Internal Linking Checklist for Ecommerce Stores
Use this as a working checklist for category and product linking:
- Build a clear hierarchy from home to category to product
- Keep major money pages within a few clicks of the home page
- Use crawlable HTML links for category, product, breadcrumb, and related-product sections
- Make category pages strong hubs, not thin product dumps
- Add breadcrumbs to product and subcategory pages
- Use descriptive anchor text
- Link products back to the logical parent category
- Use related products only when they are actually relevant
- Route most supporting-content links into category pages first
- Avoid overlapping categories that target the same intent
- Do not let filters replace real subcategory pages
- Review template changes to make sure the internal link path stays intact
How Cartiful Would Approach This
Cartiful starts by mapping the structure clearly—what categories are meant to rank, which products need stronger internal support, and where the current setup is creating confusion.
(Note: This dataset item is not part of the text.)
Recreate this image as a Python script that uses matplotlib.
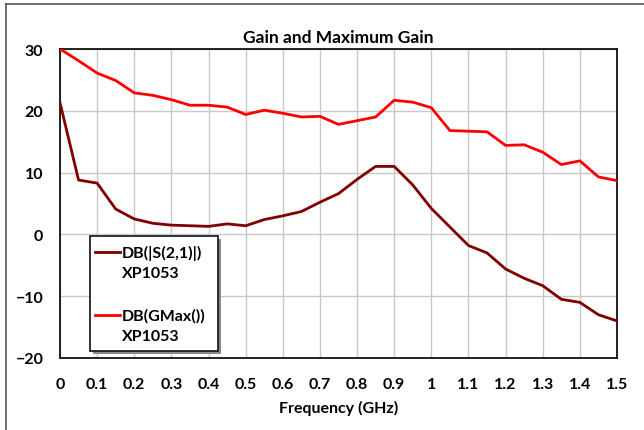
import matplotlib.pyplot as plt
from matplotlib.lines import Line2D
from matplotlib.patches import Rectangle

# Frequency points (GHz)
freq = [0.0, 0.05, 0.1, 0.15, 0.2, 0.25, 0.3, 0.35, 0.4, 0.45, 0.5, 0.55, 0.6, 0.65, 0.7, 0.75,
        0.8, 0.85, 0.9, 0.95, 1.0, 1.05, 1.1, 1.15, 1.2, 1.25, 1.3, 1.35, 1.4, 1.45, 1.5]

# DB(|S(2,1)|) XP1053
s21_db = [21.3, 8.8, 8.3, 4.1, 2.5, 1.8, 1.5, 1.4, 1.3, 1.7, 1.4, 2.4, 3.0, 3.7, 5.2, 6.6,
          8.9, 11.0, 11.0, 8.0, 4.2, 1.2, -1.8, -3.0, -5.6, -7.1, -8.3, -10.5, -11.0, -13.0, -14.0]

# DB(GMax()) XP1053
gmax_db = [30.0, 28.1, 26.1, 24.9, 22.9, 22.5, 21.8, 20.9, 20.9, 20.6, 19.4, 20.1, 19.6, 19.0, 19.1, 17.8,
           18.4, 19.0, 21.7, 21.4, 20.5, 16.8, 16.7, 16.6, 14.4, 14.5, 13.3, 11.3, 11.9, 9.3, 8.7]

xticks = [0, 0.1, 0.2, 0.3, 0.4, 0.5, 0.6, 0.7, 0.8, 0.9, 1.0, 1.1, 1.2, 1.3, 1.4, 1.5]
xtick_labels = ['0', '0.1', '0.2', '0.3', '0.4', '0.5', '0.6', '0.7', '0.8', '0.9',
                '1', '1.1', '1.2', '1.3', '1.4', '1.5']
yticks = [-20, -10, 0, 10, 20, 30]

legend_names = ['DB(|S(2,1)|)', 'DB(GMax())']
legend_sub = ['XP1053', 'XP1053']
line_colors = ['#7f0000', '#ff0000']

plt.rcParams['font.family'] = ['Lato', 'DejaVu Sans']
plt.rcParams['font.weight'] = 'bold'

W, H = 644, 431
fig = plt.figure(figsize=(6.44, 4.31), dpi=100)
ax = fig.add_axes([60 / W, 1 - 359 / H, 557 / W, 309 / H])

# outer frame (top and left edges visible)
fig.add_artist(Line2D([6 / W, 6 / W], [0, 1 - 5 / H], color='#555555', lw=1.2))
fig.add_artist(Line2D([6 / W, 1], [1 - 5 / H, 1 - 5 / H], color='#555555', lw=1.2))

ax.plot(freq, s21_db, color=line_colors[0], lw=2, zorder=3)
ax.plot(freq, gmax_db, color=line_colors[1], lw=2, zorder=3)

ax.set_xlim(0, 1.5)
ax.set_ylim(-20, 30)
ax.set_xticks(xticks)
ax.set_xticklabels(xtick_labels)
ax.set_yticks(yticks)
ax.grid(True, color='#c8c8c8', lw=1)
ax.set_axisbelow(True)
ax.tick_params(length=0, labelsize=11.5, pad=14)
ax.tick_params(axis='y', pad=12)
for s in ax.spines.values():
    s.set_linewidth(1.3)
    s.set_color('#111111')

ax.set_title('Gain and Maximum Gain', fontsize=12.5, fontweight='bold', pad=5)
ax.set_xlabel('Frequency (GHz)', fontsize=11.5, fontweight='bold', labelpad=6)


def fx(px):
    return px / W


def fy(py):
    return 1 - py / H


# legend box with shadow
fig.add_artist(Rectangle((fx(93), fy(355)), 128 / W, 115 / H, facecolor='#8a8a8a',
                         edgecolor='none', zorder=4))
fig.add_artist(Rectangle((fx(90), fy(352)), 128 / W, 115 / H, facecolor='white',
                         edgecolor='#111111', lw=1.2, zorder=5))
for i, (name, sub, c) in enumerate(zip(legend_names, legend_sub, line_colors)):
    y0 = 253 + i * 63
    fig.add_artist(Line2D([fx(95), fx(120)], [fy(y0), fy(y0)], color=c, lw=2, zorder=6))
    fig.text(fx(122), fy(y0), name, fontsize=11.5, fontweight='bold', va='center', ha='left', zorder=6)
    fig.text(fx(122), fy(y0 + 21), sub, fontsize=11.5, fontweight='bold', va='center', ha='left', zorder=6)

fig.savefig('out.png', dpi=100)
From there, the focus shifts to fixing the structure at the template level. That includes navigation, breadcrumbs, category linking, and product relationships, so the entire system works consistently instead of relying on isolated fixes.
Once the structure is clean, supporting content is aligned with the right category pages. That way, internal links reinforce commercial pages rather than scatter across the site.
If your store has buried products, weak category structure, or inconsistent internal linking, that usually points to deeper structural issues. Get a focused review from Cartiful to identify exactly where your internal linking is limiting visibility and conversions.
Final Take
The best way to link category and product pages is to treat your store like a clear hierarchy, not a collection of disconnected URLs.
Category pages should act as strong hubs. Product pages should sit clearly within that structure. Breadcrumbs should reinforce the path. Anchor text should explain where each link leads.
When those pieces work together, the site becomes easier to crawl, easier to understand, and easier to use.